Assignment 02 - Data Viz and Wrangling

Published

February 13, 2026

Due Date

This assignment is due by 11:59pm Eastern Time, February 27th, 2026, submitted on Github issues.

For this assignment, we will be analyzing data from USC’s Children’s Health Study. The learning objectives are to conduct data wrangling and visualize the data with key questions in mind. For each problem, try to show your work by displaing main variable outputs (e.g. print(head(my_dataframe))) as you progress.

Data Wrangling

You will need to download two CHS datasets. The individual and regional CHS datasets in chs. The individual data includes personal and health characteristics of children in 12 communities across Southern California. The regional data include air quality measurements at the community level. You will need to do the following:

1. (20 points)

Once downloaded, you can merge these datasets using the location variable. After merging the data, make sure you don’t have any duplicates by counting the number of rows. Make sure it matches.

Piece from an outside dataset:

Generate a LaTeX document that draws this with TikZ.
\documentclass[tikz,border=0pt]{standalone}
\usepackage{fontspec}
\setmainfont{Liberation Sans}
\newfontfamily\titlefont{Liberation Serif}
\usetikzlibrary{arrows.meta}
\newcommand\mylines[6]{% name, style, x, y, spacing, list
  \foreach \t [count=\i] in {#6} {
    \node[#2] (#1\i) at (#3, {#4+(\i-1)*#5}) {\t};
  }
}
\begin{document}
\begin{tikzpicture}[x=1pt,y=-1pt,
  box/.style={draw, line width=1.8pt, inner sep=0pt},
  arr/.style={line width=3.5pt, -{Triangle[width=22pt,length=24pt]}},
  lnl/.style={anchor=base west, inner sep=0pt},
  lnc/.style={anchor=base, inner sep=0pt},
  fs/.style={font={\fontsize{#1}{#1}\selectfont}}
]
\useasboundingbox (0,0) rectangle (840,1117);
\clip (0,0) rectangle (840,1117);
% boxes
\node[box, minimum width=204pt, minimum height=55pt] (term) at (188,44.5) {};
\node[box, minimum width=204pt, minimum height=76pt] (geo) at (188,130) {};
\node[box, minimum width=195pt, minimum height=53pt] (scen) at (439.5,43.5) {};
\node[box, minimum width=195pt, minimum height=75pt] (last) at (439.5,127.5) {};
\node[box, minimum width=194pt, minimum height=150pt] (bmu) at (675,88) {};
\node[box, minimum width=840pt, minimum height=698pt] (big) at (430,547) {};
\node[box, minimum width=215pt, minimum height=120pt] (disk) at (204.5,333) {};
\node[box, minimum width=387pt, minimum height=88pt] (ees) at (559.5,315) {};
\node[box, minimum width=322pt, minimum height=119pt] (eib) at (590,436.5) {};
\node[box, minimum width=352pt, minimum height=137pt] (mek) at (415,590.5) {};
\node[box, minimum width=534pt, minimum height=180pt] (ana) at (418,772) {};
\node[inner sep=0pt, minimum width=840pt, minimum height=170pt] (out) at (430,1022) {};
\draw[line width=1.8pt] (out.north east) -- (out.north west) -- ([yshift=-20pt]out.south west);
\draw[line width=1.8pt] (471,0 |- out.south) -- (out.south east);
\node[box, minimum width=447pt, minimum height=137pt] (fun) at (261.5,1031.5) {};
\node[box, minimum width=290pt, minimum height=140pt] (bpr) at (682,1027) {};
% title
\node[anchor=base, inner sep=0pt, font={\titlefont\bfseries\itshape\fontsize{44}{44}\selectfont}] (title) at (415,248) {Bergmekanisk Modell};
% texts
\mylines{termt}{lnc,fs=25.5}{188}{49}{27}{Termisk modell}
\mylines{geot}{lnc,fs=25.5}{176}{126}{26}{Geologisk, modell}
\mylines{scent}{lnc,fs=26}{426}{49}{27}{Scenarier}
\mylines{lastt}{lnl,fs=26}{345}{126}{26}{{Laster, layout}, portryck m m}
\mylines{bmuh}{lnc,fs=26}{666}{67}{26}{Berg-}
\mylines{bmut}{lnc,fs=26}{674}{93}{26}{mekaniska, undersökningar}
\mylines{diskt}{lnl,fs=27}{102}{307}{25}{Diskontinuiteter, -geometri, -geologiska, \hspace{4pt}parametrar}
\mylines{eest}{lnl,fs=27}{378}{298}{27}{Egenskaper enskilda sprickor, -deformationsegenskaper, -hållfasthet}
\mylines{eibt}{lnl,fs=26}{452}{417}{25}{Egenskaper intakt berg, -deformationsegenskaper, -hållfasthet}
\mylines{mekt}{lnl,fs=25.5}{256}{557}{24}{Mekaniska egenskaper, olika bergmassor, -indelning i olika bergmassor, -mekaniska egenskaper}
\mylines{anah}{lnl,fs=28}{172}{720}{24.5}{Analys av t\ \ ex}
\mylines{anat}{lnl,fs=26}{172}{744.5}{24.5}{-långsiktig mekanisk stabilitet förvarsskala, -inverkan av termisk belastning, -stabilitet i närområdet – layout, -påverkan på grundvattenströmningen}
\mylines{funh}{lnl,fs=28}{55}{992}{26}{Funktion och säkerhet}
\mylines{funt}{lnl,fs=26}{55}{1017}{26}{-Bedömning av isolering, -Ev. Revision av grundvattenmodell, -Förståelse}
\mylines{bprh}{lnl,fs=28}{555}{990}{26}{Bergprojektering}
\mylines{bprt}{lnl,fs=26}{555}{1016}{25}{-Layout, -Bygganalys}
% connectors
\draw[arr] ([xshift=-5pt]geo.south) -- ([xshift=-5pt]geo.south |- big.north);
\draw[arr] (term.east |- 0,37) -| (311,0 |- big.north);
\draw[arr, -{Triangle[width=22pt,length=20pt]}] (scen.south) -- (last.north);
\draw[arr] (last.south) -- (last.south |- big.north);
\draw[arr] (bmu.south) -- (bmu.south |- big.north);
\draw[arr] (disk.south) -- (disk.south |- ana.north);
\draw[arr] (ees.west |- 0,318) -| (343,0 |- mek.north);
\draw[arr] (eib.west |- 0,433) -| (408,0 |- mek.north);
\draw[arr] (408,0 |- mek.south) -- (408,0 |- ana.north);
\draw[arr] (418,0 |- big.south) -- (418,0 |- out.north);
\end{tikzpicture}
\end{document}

In the case of missing values, impute data using the average amongst individuals with the same values for the “male” and “hispanic” variables. For categorical variables, take the mode. If you are interested (and feel adventurous) in the theme of Data Imputation, take a look at this paper on “Multiple Imputation” using the Amelia R package here.

2. (10 points)

Create a new categorical variable named “obesity_level” using the BMI measurement (underweight BMI<14; normal BMI 14-22; overweight BMI 22-24; obese BMI>24). To make sure the variable is rightly coded, create a summary table that contains the minimum BMI, maximum BMI, and the total number of observations per category.

3. (10 points)

Create another categorical variable named “smoke_gas_exposure” that summarizes “Second Hand Smoke” and “Gas Stove.” The variable should have four categories in total.

4. (10 points)

Create four summary tables showing the average (or proportion, if binary) and sd of “Forced expiratory volume in 1 second (ml)” (an asthma indicator) by town, sex, obesity level, and “smoke_gas_exposure.” Comment on your findings.

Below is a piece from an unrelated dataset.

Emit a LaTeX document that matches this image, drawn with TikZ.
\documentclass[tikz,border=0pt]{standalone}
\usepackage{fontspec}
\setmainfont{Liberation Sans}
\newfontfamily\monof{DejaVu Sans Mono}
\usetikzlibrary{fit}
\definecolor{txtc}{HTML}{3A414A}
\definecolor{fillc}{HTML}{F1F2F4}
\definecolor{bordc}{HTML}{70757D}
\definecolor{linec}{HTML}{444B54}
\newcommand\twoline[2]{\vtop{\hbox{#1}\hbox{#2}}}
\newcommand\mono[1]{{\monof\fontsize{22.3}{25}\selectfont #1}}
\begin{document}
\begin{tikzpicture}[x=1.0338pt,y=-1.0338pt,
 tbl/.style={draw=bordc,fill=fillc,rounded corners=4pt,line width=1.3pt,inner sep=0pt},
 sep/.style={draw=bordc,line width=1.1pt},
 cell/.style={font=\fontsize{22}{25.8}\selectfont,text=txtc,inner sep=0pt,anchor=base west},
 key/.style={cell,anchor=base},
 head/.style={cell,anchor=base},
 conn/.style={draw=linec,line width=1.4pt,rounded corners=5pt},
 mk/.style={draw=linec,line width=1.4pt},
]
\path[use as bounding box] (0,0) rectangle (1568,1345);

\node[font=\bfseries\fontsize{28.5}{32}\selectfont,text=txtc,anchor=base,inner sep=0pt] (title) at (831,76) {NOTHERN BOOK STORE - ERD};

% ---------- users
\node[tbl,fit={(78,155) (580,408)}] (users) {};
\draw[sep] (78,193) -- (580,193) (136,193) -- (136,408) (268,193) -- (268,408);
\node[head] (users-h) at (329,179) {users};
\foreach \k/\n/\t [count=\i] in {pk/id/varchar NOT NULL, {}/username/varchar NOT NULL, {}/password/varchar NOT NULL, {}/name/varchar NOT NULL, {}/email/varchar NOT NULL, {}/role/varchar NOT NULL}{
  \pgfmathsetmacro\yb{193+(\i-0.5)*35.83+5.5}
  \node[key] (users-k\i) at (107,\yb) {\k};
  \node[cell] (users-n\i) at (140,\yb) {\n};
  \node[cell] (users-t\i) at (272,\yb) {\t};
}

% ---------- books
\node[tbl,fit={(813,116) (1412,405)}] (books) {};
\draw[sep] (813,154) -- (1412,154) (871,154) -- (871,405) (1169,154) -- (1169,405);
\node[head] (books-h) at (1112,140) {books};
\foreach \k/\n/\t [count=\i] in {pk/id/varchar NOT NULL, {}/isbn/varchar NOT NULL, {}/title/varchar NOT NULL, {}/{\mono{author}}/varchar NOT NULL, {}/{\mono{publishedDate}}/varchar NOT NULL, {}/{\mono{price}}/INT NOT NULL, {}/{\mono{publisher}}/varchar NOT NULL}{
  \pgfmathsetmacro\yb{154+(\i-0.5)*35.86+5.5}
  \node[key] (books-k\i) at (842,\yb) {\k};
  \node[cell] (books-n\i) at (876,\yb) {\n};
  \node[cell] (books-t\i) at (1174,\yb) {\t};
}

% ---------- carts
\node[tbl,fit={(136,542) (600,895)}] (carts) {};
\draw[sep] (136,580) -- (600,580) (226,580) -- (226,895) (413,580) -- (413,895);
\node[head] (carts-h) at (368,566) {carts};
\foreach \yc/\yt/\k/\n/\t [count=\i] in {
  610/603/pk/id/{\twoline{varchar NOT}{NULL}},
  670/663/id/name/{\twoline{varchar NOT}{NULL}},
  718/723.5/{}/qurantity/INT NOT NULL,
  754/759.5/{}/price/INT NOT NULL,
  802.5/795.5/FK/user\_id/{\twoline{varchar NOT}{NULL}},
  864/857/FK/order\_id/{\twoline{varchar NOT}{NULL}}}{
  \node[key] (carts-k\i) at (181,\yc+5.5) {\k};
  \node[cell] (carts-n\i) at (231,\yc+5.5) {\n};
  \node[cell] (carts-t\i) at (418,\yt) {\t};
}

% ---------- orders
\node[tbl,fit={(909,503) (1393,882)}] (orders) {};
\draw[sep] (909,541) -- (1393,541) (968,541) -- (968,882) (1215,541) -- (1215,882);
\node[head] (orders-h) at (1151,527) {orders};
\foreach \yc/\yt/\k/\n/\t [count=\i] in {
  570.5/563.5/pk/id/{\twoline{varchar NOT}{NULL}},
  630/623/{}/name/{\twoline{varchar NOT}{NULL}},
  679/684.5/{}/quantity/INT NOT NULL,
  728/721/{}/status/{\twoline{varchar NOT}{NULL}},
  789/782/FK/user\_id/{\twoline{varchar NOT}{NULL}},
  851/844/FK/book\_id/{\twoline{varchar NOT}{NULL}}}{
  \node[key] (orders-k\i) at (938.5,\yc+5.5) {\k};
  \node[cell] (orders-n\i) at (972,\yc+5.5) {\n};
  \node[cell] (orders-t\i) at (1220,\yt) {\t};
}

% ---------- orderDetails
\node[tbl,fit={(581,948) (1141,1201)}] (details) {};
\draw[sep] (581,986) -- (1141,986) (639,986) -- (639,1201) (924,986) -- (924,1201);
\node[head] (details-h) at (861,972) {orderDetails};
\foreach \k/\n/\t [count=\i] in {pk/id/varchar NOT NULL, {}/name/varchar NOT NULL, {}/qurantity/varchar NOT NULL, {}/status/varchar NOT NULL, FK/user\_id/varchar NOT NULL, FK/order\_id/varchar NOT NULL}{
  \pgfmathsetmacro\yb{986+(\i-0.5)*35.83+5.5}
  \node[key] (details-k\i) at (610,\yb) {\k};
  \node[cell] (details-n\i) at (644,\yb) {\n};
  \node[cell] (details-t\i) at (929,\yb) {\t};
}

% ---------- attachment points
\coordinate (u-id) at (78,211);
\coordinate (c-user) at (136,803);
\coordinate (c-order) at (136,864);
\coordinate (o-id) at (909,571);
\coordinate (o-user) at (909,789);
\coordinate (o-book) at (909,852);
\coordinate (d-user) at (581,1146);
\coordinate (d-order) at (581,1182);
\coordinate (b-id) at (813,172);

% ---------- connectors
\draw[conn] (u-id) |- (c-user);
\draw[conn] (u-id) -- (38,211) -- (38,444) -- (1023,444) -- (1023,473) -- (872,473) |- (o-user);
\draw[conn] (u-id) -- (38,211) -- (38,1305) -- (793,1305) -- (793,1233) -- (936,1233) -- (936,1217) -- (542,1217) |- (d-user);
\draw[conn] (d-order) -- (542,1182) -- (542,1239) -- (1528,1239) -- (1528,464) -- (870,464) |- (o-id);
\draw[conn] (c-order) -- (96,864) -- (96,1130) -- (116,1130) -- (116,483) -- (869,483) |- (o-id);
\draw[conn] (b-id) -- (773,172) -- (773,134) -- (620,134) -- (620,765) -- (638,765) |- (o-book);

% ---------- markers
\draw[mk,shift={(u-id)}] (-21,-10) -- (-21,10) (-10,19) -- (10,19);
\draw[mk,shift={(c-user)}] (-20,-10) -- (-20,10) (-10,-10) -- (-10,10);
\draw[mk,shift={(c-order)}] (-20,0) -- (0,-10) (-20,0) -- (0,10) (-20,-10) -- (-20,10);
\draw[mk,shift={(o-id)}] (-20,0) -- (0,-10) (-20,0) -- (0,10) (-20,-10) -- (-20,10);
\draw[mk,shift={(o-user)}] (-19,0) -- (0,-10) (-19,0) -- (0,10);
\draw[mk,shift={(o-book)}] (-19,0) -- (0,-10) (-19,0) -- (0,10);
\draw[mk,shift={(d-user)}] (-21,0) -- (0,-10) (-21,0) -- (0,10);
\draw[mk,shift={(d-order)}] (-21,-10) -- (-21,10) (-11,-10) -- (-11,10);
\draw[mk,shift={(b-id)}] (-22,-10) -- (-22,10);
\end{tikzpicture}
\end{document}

Looking at the Data (EDA) (20 points)

The primary questions of interest are: 1. What is the association between BMI and FEV (forced expiratory volume)? 2. What is the association between smoke and gas exposure and FEV? 3. What is the association between PM2.5 exposure and FEV?

Follow the EDA checklist from week 3 and the previous assignment. Be sure to focus on the key variables. Hint: the variable for total PM2.5 is pm25_mass.

Visualization (30 points)

Create the following figures and interpret them. Be sure to include easily understandable axes, titles, and legends.

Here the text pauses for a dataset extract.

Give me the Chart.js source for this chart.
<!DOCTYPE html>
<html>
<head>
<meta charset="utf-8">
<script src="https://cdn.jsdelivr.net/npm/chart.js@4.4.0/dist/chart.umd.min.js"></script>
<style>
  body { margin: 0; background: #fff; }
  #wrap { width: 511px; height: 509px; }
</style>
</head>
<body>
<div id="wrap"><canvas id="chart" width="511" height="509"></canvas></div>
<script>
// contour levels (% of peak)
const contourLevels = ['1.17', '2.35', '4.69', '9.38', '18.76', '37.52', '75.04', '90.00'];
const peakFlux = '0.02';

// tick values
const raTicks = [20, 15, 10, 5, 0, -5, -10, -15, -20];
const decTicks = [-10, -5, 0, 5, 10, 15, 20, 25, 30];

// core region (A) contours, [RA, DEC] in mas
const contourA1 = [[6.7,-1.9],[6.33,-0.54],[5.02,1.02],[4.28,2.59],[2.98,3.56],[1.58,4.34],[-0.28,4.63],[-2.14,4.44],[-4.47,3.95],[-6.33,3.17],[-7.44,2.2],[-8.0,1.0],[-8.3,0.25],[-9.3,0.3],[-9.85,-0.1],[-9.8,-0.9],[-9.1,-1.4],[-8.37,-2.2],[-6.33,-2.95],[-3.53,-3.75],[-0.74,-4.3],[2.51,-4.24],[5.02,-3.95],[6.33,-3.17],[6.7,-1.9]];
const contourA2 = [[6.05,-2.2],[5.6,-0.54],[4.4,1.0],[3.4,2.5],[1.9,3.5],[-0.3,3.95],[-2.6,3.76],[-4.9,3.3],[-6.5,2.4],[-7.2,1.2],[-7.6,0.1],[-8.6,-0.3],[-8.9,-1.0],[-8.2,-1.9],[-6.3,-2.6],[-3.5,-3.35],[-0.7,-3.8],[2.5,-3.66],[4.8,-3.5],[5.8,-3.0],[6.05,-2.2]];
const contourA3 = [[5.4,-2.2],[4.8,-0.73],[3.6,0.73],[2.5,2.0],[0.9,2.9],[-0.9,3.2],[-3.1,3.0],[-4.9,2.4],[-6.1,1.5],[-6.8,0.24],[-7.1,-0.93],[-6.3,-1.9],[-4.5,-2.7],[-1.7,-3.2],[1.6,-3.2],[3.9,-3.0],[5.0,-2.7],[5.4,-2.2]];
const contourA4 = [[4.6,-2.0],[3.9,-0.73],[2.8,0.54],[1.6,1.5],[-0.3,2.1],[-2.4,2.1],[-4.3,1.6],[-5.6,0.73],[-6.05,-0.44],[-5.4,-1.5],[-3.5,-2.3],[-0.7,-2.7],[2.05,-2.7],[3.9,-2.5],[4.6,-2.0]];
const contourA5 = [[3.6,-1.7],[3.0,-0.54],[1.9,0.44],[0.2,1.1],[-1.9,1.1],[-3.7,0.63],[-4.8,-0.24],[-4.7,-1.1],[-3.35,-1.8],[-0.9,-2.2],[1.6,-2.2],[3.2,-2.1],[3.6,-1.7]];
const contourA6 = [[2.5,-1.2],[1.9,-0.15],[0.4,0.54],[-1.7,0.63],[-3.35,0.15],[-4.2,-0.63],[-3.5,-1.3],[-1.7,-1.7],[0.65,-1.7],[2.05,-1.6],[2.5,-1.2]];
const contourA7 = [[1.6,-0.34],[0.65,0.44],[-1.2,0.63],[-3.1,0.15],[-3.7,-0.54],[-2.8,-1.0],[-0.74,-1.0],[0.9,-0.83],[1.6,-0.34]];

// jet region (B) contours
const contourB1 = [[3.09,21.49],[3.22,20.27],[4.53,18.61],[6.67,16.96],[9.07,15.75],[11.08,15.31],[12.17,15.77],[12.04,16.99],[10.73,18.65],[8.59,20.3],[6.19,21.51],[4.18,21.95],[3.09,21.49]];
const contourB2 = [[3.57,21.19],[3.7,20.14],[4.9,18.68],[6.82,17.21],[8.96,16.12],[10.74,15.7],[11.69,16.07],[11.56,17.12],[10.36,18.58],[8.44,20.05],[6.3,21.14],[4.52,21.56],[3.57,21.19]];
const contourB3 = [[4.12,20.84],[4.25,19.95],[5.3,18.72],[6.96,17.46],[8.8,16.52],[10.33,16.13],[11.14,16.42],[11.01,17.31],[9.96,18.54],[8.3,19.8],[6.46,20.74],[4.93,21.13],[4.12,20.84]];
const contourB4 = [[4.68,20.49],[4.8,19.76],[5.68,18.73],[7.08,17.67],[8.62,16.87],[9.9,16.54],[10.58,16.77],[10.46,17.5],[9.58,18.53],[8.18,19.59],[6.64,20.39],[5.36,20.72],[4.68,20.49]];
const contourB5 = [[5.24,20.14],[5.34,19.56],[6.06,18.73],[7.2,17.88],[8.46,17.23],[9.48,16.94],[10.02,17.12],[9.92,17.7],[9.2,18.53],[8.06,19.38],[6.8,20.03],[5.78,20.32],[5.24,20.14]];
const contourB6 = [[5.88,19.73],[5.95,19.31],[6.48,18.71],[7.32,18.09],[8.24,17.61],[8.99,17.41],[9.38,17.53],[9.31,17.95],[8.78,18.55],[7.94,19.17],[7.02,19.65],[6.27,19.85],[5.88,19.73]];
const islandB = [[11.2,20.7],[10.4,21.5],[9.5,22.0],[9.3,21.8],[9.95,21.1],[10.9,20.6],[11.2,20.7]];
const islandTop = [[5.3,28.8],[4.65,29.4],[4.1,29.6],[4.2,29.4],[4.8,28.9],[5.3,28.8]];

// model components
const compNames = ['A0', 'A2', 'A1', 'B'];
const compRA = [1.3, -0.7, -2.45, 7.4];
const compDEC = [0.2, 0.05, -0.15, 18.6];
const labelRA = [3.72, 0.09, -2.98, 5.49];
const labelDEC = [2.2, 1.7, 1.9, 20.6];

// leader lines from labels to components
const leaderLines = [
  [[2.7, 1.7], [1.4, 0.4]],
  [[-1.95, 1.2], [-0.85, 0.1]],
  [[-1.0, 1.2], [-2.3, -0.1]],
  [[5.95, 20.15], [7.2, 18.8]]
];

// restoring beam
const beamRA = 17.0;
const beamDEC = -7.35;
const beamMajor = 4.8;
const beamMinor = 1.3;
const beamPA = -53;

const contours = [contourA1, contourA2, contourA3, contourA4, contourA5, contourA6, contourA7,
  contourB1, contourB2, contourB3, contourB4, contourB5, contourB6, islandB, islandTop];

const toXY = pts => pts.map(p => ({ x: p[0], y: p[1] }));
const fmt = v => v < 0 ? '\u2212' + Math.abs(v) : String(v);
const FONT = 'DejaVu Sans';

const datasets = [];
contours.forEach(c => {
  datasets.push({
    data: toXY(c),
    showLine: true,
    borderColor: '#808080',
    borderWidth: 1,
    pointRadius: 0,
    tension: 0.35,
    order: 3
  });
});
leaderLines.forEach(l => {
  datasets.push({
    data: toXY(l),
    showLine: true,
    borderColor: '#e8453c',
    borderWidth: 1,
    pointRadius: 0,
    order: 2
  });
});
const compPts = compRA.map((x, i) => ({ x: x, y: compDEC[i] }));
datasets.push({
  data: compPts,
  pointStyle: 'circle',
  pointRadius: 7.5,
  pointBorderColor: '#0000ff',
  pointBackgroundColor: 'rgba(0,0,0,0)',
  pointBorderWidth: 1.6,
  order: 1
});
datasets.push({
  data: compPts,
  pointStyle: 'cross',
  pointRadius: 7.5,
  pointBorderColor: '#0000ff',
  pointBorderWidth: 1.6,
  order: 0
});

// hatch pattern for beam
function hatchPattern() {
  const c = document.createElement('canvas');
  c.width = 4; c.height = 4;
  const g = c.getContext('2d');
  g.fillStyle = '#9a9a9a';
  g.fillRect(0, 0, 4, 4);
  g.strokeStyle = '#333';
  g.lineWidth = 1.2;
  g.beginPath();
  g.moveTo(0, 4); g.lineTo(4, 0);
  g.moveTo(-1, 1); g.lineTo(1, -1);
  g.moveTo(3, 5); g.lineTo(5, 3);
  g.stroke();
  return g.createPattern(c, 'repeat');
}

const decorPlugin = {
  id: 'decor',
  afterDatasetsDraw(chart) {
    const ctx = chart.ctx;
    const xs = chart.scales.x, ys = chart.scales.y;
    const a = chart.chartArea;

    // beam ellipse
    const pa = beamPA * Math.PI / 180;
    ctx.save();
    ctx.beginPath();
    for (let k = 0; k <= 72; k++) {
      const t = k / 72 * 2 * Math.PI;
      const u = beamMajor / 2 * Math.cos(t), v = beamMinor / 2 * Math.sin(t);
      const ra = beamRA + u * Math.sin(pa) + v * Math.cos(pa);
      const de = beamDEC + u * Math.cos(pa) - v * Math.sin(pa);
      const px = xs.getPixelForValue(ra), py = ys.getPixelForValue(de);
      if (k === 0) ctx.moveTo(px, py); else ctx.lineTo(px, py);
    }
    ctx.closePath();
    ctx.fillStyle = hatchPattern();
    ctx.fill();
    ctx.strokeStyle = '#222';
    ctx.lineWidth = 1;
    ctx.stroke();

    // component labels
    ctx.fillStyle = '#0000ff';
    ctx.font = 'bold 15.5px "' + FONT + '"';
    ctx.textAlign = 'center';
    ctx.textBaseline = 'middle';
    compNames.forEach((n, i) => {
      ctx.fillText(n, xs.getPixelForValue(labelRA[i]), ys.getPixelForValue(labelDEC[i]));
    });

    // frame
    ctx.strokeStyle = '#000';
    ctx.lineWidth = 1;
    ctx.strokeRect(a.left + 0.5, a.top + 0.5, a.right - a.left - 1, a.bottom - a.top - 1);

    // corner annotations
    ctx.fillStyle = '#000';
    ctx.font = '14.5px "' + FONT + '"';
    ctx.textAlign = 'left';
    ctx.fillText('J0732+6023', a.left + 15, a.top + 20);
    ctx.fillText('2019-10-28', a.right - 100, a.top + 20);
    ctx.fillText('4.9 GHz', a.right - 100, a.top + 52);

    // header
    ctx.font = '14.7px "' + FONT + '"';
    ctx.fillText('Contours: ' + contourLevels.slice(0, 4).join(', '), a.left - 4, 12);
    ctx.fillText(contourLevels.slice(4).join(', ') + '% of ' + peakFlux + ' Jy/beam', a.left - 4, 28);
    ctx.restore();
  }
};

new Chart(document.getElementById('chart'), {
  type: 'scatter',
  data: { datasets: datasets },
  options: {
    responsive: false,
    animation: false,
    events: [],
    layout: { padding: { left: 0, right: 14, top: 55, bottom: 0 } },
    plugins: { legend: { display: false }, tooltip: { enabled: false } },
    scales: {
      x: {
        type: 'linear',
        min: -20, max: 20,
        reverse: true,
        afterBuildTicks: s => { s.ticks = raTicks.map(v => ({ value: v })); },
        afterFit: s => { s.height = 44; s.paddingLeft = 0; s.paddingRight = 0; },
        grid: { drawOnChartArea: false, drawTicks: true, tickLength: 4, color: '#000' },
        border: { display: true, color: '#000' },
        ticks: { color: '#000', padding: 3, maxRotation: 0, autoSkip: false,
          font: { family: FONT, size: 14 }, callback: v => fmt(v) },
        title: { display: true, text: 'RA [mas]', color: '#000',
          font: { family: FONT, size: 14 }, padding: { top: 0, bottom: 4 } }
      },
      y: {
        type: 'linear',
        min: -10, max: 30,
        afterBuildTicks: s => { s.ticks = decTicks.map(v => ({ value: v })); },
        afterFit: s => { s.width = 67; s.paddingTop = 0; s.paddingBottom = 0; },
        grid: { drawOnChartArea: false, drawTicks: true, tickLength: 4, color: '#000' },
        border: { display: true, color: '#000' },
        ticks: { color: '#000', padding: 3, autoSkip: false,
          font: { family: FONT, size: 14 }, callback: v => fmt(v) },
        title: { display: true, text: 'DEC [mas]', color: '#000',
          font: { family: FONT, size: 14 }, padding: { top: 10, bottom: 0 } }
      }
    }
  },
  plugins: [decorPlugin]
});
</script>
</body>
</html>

  1. Facet plot showing scatterplots with regression lines of BMI vs FEV by “townname”.
  2. Stacked histograms of FEV by BMI category and FEV by smoke/gas exposure. Use different color schemes than the ggplot default.
  3. Barchart of BMI by smoke/gas exposure.
  4. Statistical summary graphs of FEV by BMI and FEV by smoke/gas exposure category.
  5. A leaflet map showing the concentrations of PM2.5 mass in each of the CHS communities.
  6. Choose a visualization to examine whether PM2.5 mass is associated with FEV.